**Task description:**
Which lines in the material below contain the word "with"? Copy each of them.

## begin Collected data

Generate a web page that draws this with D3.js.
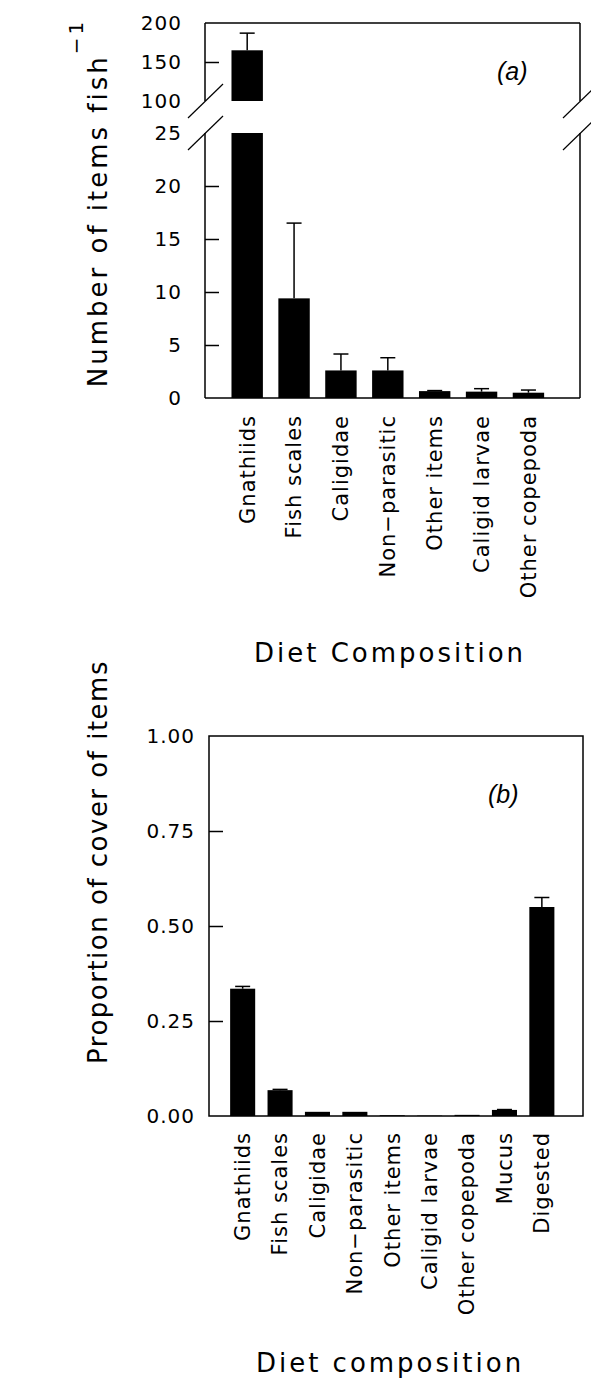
<!DOCTYPE html>
<html>
<head>
<meta charset="utf-8">
<script src="https://cdn.jsdelivr.net/npm/d3@7"></script>
<style>
  body { margin: 0; background: #fff; }
  text { font-family: "DejaVu Sans", sans-serif; fill: #000; }
</style>
</head>
<body>
<svg id="chart"></svg>
<script>
// panel (a): number of items per fish
var categoriesA = ["Gnathiids", "Fish scales", "Caligidae", "Non\u2212parasitic", "Other items", "Caligid larvae", "Other copepoda"];
var meansA = [165, 9.4, 2.6, 2.6, 0.65, 0.6, 0.5];
var errorsA = [22, 7.1, 1.55, 1.2, 0.05, 0.28, 0.25];
var ticksLowA = [0, 5, 10, 15, 20, 25];
var ticksHighA = [100, 150, 200];

// panel (b): proportion of cover
var categoriesB = ["Gnathiids", "Fish scales", "Caligidae", "Non\u2212parasitic", "Other items", "Caligid larvae", "Other copepoda", "Mucus", "Digested"];
var meansB = [0.335, 0.068, 0.011, 0.011, 0.002, 0.001, 0.003, 0.016, 0.55];
var errorsB = [0.006, 0.002, 0, 0, 0, 0, 0, 0.001, 0.025];
var ticksB = [0, 0.25, 0.5, 0.75, 1];

var width = 591, height = 1382;
var svg = d3.select("#chart").attr("width", width).attr("height", height);

var lw = 1.5, capW = 15;

// ---------- panel (a) ----------
var a = {left: 205, right: 580, top: 23, bottom: 398, breakHi: 101, breakLo: 133};

var xA = d3.scalePoint().domain(categoriesA).range([a.left, a.right]).padding(1).align(0.45);
var barWA = xA.step() * 0.67;
var yLow = d3.scaleLinear().domain([0, 25]).range([a.bottom, a.breakLo]);
var yHigh = d3.scaleLinear().domain([100, 200]).range([a.breakHi, a.top]);

var gA = svg.append("g");

// bars, the first one is split across the break
var barsA = categoriesA.map(function(c, i) { return {cat: c, v: meansA[i], e: errorsA[i]}; });
gA.selectAll("rect.low").data(barsA).enter().append("rect")
    .attr("x", function(d) { return xA(d.cat) - barWA / 2; })
    .attr("y", function(d) { return yLow(Math.min(d.v, 25)); })
    .attr("width", barWA)
    .attr("height", function(d) { return yLow(0) - yLow(Math.min(d.v, 25)); })
    .attr("fill", "#000");
gA.selectAll("rect.high").data(barsA.filter(function(d) { return d.v > 100; })).enter().append("rect")
    .attr("x", function(d) { return xA(d.cat) - barWA / 2; })
    .attr("y", function(d) { return yHigh(d.v); })
    .attr("width", barWA)
    .attr("height", function(d) { return yHigh(100) - yHigh(d.v); })
    .attr("fill", "#000");

function yA(v) { return v > 25 ? yHigh(v) : yLow(v); }

// error bars (upper only)
var errA = gA.selectAll("g.err").data(barsA).enter().append("g");
errA.append("line")
    .attr("x1", function(d) { return xA(d.cat); })
    .attr("x2", function(d) { return xA(d.cat); })
    .attr("y1", function(d) { return yA(d.v); })
    .attr("y2", function(d) { return yA(d.v + d.e); })
    .attr("stroke", "#000").attr("stroke-width", lw);
errA.append("line")
    .attr("x1", function(d) { return xA(d.cat) - capW / 2; })
    .attr("x2", function(d) { return xA(d.cat) + capW / 2; })
    .attr("y1", function(d) { return yA(d.v + d.e); })
    .attr("y2", function(d) { return yA(d.v + d.e); })
    .attr("stroke", "#000").attr("stroke-width", lw);

// frame with the broken sides
var frameA = [
  [a.left, a.top, a.right, a.top],
  [a.left, a.bottom, a.right, a.bottom],
  [a.left, a.top, a.left, a.breakHi],
  [a.left, a.breakLo, a.left, a.bottom],
  [a.right, a.top, a.right, a.breakHi],
  [a.right, a.breakLo, a.right, a.bottom]
];
gA.selectAll("line.frame").data(frameA).enter().append("line")
    .attr("x1", function(d) { return d[0]; }).attr("y1", function(d) { return d[1]; })
    .attr("x2", function(d) { return d[2]; }).attr("y2", function(d) { return d[3]; })
    .attr("stroke", "#000").attr("stroke-width", lw);

// break slashes
[a.left, a.right].forEach(function(x) {
  [a.breakHi, a.breakLo].forEach(function(y) {
    gA.append("line")
        .attr("x1", x - 17).attr("y1", y + 17)
        .attr("x2", x + 18).attr("y2", y - 17)
        .attr("stroke", "#000").attr("stroke-width", 1.2);
  });
});

// y axes (ticks pointing inward)
function styleAxis(g, keep) {
  g.select(".domain").remove();
  g.selectAll(".tick line")
      .attr("stroke-width", lw)
      .attr("display", function(d) { return keep(d) ? null : "none"; });
  g.selectAll(".tick text")
      .attr("font-family", "DejaVu Sans")
      .attr("font-size", 20)
      .style("letter-spacing", "1px");
}
var axLow = gA.append("g").attr("transform", "translate(" + a.left + ",0)")
    .call(d3.axisLeft(yLow).tickValues(ticksLowA).tickSize(-14).tickPadding(23));
styleAxis(axLow, function(d) { return d > 0 && d < 25; });
var axHigh = gA.append("g").attr("transform", "translate(" + a.left + ",0)")
    .call(d3.axisLeft(yHigh).tickValues(ticksHighA).tickSize(-14).tickPadding(23));
styleAxis(axHigh, function(d) { return d == 150; });

// category labels
gA.selectAll("text.cat").data(categoriesA).enter().append("text")
    .attr("transform", function(d) { return "translate(" + xA(d) + "," + (a.bottom + 17) + ") rotate(-90)"; })
    .attr("text-anchor", "end")
    .attr("dy", "0.35em")
    .attr("font-size", 21)
    .style("letter-spacing", "1px")
    .text(function(d) { return d; });

// titles
var titleA = gA.append("text")
    .attr("transform", "translate(107,203) rotate(-90)")
    .attr("text-anchor", "middle")
    .attr("font-size", 26)
    .style("letter-spacing", "3px");
titleA.append("tspan").text("Number of items fish");
titleA.append("tspan").attr("dy", -24).attr("font-size", 20).text("\u22121");

gA.append("text")
    .attr("x", 390).attr("y", 662)
    .attr("text-anchor", "middle")
    .attr("font-size", 26)
    .style("letter-spacing", "3px")
    .text("Diet Composition");

gA.append("text")
    .attr("x", 497).attr("y", 80)
    .attr("font-style", "italic")
    .attr("font-size", 25)
    .style("font-family", "Liberation Sans")
    .text("(a)");

// ---------- panel (b) ----------
var b = {left: 209, right: 583, top: 736, bottom: 1116};

var xB = d3.scalePoint().domain(categoriesB).range([b.left, b.right]).padding(1).align(0.45);
var barWB = xB.step() * 0.67;
var yB = d3.scaleLinear().domain([0, 1]).range([b.bottom, b.top]);

var gB = svg.append("g");
var barsB = categoriesB.map(function(c, i) { return {cat: c, v: meansB[i], e: errorsB[i]}; });

gB.selectAll("rect").data(barsB).enter().append("rect")
    .attr("x", function(d) { return xB(d.cat) - barWB / 2; })
    .attr("y", function(d) { return yB(d.v); })
    .attr("width", barWB)
    .attr("height", function(d) { return yB(0) - yB(d.v); })
    .attr("fill", "#000");

var errB = gB.selectAll("g.err").data(barsB.filter(function(d) { return d.e > 0; })).enter().append("g");
errB.append("line")
    .attr("x1", function(d) { return xB(d.cat); })
    .attr("x2", function(d) { return xB(d.cat); })
    .attr("y1", function(d) { return yB(d.v); })
    .attr("y2", function(d) { return yB(d.v + d.e); })
    .attr("stroke", "#000").attr("stroke-width", lw);
errB.append("line")
    .attr("x1", function(d) { return xB(d.cat) - capW / 2; })
    .attr("x2", function(d) { return xB(d.cat) + capW / 2; })
    .attr("y1", function(d) { return yB(d.v + d.e); })
    .attr("y2", function(d) { return yB(d.v + d.e); })
    .attr("stroke", "#000").attr("stroke-width", lw);

gB.append("rect")
    .attr("x", b.left).attr("y", b.top)
    .attr("width", b.right - b.left).attr("height", b.bottom - b.top)
    .attr("fill", "none").attr("stroke", "#000").attr("stroke-width", lw);

var axB = gB.append("g").attr("transform", "translate(" + b.left + ",0)")
    .call(d3.axisLeft(yB).tickValues(ticksB).tickFormat(d3.format(".2f")).tickSize(-14).tickPadding(14));
styleAxis(axB, function(d) { return d > 0 && d < 1; });

gB.selectAll("text.cat").data(categoriesB).enter().append("text")
    .attr("transform", function(d) { return "translate(" + xB(d) + "," + (b.bottom + 16) + ") rotate(-90)"; })
    .attr("text-anchor", "end")
    .attr("dy", "0.35em")
    .attr("font-size", 21)
    .style("letter-spacing", "1px")
    .text(function(d) { return d; });

gB.append("text")
    .attr("transform", "translate(107,862) rotate(-90)")
    .attr("text-anchor", "middle")
    .attr("font-size", 26)
    .style("letter-spacing", "1.5px")
    .text("Proportion of cover of items");

gB.append("text")
    .attr("x", 390).attr("y", 1372)
    .attr("text-anchor", "middle")
    .attr("font-size", 26)
    .style("letter-spacing", "3px")
    .text("Diet composition");

gB.append("text")
    .attr("x", 488).attr("y", 803)
    .attr("font-style", "italic")
    .attr("font-size", 25)
    .style("font-family", "Liberation Sans")
    .text("(b)");
</script>
</body>
</html>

## end Collected data

**Answer to this task:**
Generate a web page that draws this with D3.js.
// frame with the broken sides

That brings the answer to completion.